[start of EXERCISE DATA]
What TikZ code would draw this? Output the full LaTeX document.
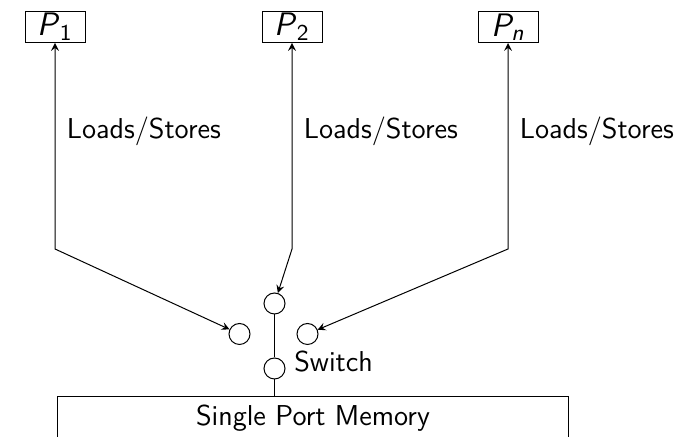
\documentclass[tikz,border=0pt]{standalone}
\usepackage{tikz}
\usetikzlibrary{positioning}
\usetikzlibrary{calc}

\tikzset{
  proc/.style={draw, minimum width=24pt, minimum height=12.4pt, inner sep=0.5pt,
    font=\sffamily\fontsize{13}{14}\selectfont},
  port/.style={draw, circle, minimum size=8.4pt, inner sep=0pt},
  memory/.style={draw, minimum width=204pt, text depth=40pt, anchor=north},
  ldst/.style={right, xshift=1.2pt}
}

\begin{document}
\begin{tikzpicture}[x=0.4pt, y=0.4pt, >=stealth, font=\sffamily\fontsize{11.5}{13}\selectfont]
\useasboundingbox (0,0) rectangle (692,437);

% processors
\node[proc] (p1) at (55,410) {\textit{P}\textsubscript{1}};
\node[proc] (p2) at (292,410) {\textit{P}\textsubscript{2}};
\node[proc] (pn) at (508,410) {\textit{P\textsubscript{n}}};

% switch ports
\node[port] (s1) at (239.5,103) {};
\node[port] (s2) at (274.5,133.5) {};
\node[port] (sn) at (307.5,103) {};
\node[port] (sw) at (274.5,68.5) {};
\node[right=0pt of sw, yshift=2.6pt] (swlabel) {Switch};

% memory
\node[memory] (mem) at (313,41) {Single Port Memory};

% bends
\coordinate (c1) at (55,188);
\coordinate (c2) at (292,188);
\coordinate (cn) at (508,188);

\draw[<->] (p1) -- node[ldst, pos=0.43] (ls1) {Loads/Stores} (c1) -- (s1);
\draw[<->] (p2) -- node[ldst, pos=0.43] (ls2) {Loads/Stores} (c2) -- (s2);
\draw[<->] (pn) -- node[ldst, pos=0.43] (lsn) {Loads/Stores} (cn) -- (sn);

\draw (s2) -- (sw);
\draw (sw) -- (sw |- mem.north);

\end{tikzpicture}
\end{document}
[end of EXERCISE DATA]
[start of EXERCISE DATA]
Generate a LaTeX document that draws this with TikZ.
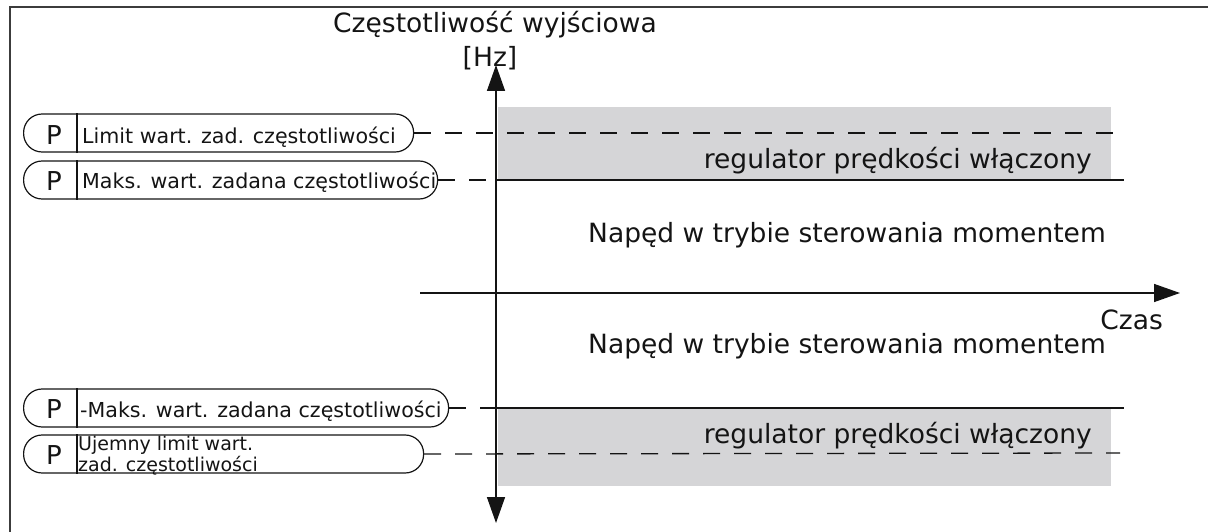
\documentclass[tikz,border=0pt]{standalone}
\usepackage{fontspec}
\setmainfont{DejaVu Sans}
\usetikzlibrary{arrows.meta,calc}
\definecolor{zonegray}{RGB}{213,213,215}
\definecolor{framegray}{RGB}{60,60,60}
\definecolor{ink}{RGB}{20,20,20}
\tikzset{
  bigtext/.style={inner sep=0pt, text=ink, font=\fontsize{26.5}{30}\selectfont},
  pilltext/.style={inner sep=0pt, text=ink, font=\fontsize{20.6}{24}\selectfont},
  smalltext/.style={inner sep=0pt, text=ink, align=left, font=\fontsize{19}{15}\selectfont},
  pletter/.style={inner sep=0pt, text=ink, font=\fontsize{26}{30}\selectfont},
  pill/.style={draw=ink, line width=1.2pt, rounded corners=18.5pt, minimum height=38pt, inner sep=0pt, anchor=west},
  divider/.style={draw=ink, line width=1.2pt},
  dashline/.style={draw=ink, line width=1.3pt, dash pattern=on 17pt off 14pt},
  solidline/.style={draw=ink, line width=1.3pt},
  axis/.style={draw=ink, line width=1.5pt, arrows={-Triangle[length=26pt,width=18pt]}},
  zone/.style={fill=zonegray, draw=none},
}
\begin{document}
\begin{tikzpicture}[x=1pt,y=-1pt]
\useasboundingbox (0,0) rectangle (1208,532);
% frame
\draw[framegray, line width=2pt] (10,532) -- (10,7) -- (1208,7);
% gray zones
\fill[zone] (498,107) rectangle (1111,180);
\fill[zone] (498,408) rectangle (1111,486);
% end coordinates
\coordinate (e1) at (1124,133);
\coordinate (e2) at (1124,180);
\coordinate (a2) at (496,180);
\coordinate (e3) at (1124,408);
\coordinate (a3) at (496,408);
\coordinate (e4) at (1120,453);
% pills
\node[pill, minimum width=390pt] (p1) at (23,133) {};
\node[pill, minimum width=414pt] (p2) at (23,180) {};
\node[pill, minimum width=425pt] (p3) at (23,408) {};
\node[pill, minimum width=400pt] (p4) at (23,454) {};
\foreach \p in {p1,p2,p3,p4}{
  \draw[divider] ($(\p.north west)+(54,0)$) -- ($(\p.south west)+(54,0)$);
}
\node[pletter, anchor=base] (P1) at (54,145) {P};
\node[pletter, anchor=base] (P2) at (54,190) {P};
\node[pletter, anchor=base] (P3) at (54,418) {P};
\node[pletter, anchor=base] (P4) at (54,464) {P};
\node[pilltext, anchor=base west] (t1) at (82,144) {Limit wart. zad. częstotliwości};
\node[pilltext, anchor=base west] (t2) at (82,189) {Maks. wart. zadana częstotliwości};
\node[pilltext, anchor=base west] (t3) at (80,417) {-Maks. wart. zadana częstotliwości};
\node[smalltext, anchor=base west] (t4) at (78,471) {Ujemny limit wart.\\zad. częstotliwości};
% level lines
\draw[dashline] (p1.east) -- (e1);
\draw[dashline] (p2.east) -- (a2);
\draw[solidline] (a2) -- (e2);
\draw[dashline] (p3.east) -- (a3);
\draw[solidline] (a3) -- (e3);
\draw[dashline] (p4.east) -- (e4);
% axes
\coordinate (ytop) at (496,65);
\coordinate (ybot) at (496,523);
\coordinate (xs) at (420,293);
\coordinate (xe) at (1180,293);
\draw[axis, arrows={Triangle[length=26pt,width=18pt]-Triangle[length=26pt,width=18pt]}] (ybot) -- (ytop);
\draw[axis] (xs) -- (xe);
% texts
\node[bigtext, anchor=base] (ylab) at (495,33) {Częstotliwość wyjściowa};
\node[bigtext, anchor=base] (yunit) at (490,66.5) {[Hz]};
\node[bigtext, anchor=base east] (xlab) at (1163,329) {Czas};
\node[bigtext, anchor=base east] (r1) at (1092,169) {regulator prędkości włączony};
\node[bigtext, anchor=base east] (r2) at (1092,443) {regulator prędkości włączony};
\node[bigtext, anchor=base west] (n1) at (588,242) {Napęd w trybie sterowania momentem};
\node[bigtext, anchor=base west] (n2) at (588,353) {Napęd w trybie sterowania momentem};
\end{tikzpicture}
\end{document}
[end of EXERCISE DATA]
WHAT IS NEEDED: Exactly reproduce the stretch that starts at the line containing "What TikZ code" and ends at the line containing "(sw |- mem.north);", both ends included; leave any pictures out.

OUTPUT OF THE EXERCISE:
What TikZ code would draw this? Output the full LaTeX document.
\documentclass[tikz,border=0pt]{standalone}
\usepackage{tikz}
\usetikzlibrary{positioning}
\usetikzlibrary{calc}

\tikzset{
  proc/.style={draw, minimum width=24pt, minimum height=12.4pt, inner sep=0.5pt,
    font=\sffamily\fontsize{13}{14}\selectfont},
  port/.style={draw, circle, minimum size=8.4pt, inner sep=0pt},
  memory/.style={draw, minimum width=204pt, text depth=40pt, anchor=north},
  ldst/.style={right, xshift=1.2pt}
}

\begin{document}
\begin{tikzpicture}[x=0.4pt, y=0.4pt, >=stealth, font=\sffamily\fontsize{11.5}{13}\selectfont]
\useasboundingbox (0,0) rectangle (692,437);

% processors
\node[proc] (p1) at (55,410) {\textit{P}\textsubscript{1}};
\node[proc] (p2) at (292,410) {\textit{P}\textsubscript{2}};
\node[proc] (pn) at (508,410) {\textit{P\textsubscript{n}}};

% switch ports
\node[port] (s1) at (239.5,103) {};
\node[port] (s2) at (274.5,133.5) {};
\node[port] (sn) at (307.5,103) {};
\node[port] (sw) at (274.5,68.5) {};
\node[right=0pt of sw, yshift=2.6pt] (swlabel) {Switch};

% memory
\node[memory] (mem) at (313,41) {Single Port Memory};

% bends
\coordinate (c1) at (55,188);
\coordinate (c2) at (292,188);
\coordinate (cn) at (508,188);

\draw[<->] (p1) -- node[ldst, pos=0.43] (ls1) {Loads/Stores} (c1) -- (s1);
\draw[<->] (p2) -- node[ldst, pos=0.43] (ls2) {Loads/Stores} (c2) -- (s2);
\draw[<->] (pn) -- node[ldst, pos=0.43] (lsn) {Loads/Stores} (cn) -- (sn);

\draw (s2) -- (sw);
\draw (sw) -- (sw |- mem.north);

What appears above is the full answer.